Never trust a financial writer who starts with 'monkeys typing Shakespeare'
A reader asks:
Q: What is your opinion about companies that train you to trade in the options markets? I have been to two seminars at local hotels. Both companies stressed that their training is the way to go ? about $3,000 for two days. Is this a scam, or can Joe Six-Pack pick up on this and make easy money, as both companies portray?
His response starts with:
A: It has been said that if you put enough monkeys at typewriters, one of them would eventually produce Shakespeare. It would, however, require a really, really large number of monkeys.
And just keeps getting better.
This is his description of professional options traders:
To do it they go to the mathematics and physics departments of major universities. They hire people who were pondering Fermat's Last Theorem as they went through puberty. These are the kind of people who get an "A" in college calculus without buying the textbook or attending the lectures.

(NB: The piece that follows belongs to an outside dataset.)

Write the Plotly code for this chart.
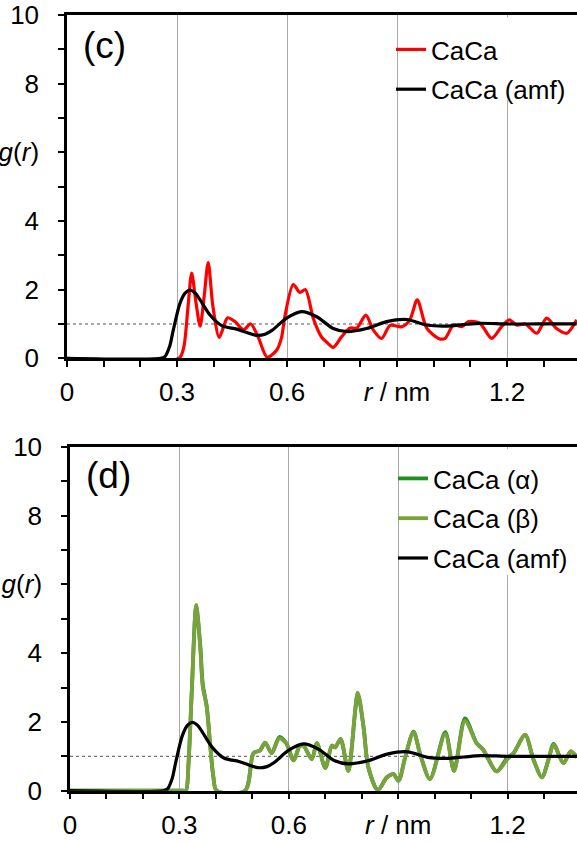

These are the people who take the other side of the trade. Basically, the homegrown options trader is playing against a whole crew of Mensa eligibles.
I like how it's "us versus them." Gee, Mr. Burns, isn't it true that I could also take the same side as the geniuses and calculus coven once in a while? Wouldn't it be slightly weird that I'm always taking the other side of their trade?
Scott Burns needs to do a little more finance work and little less writing.